We have a front end MS Exchange 2003 Server and recently people started complaining that emails weren't being delivered. Upon looking closer at the logs we found this error message:
> Event Type: Error
> Event Source: Service Control Manager
> Event Category: None
> Event ID: 7031
> Date: 6/4/2009
> Time: 11:08:00 AM
> User: N/A
> Computer: <Server>
> Description:
> The IIS Admin Service service terminated unexpectedly. It has done
> this 39 time(s). The following
> corrective action will be taken in 1
> milliseconds: Run the configured
> recovery program.
We found MS KB article Q304166 and were able to determine which message in the Exchsrvr\Mailroot\vsi 1 folder was causing the problem by removing them one at a time and restarting the services.

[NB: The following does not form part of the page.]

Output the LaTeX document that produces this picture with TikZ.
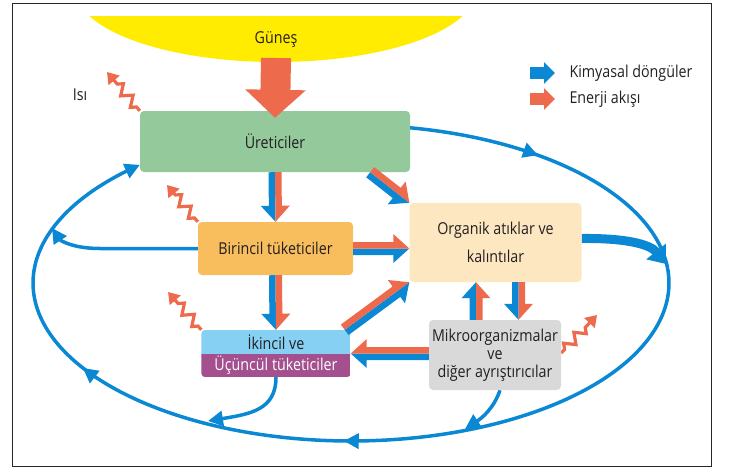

The email that was causing all this havoc was a 200K PDF file that was emailed to 3,500 addresses. Why would exchange be crippled so badly? I realize 3500 is a large number of people to email but I would have guessed that the SMTP server would have throttled the connections and slowly sent out this email over the evening or even a couple days.
My question:
Is there a way in Exchange to determine maximum SMTP load? Have others seen this same reaction, or should we be looking for a misconfiguration on the server?
When/if we need to send to a large group again, is there a way to gauge how much the server can handle in one batch, or do I need to user Perfmon and just start testing to see how it handles 100,250,400, etc?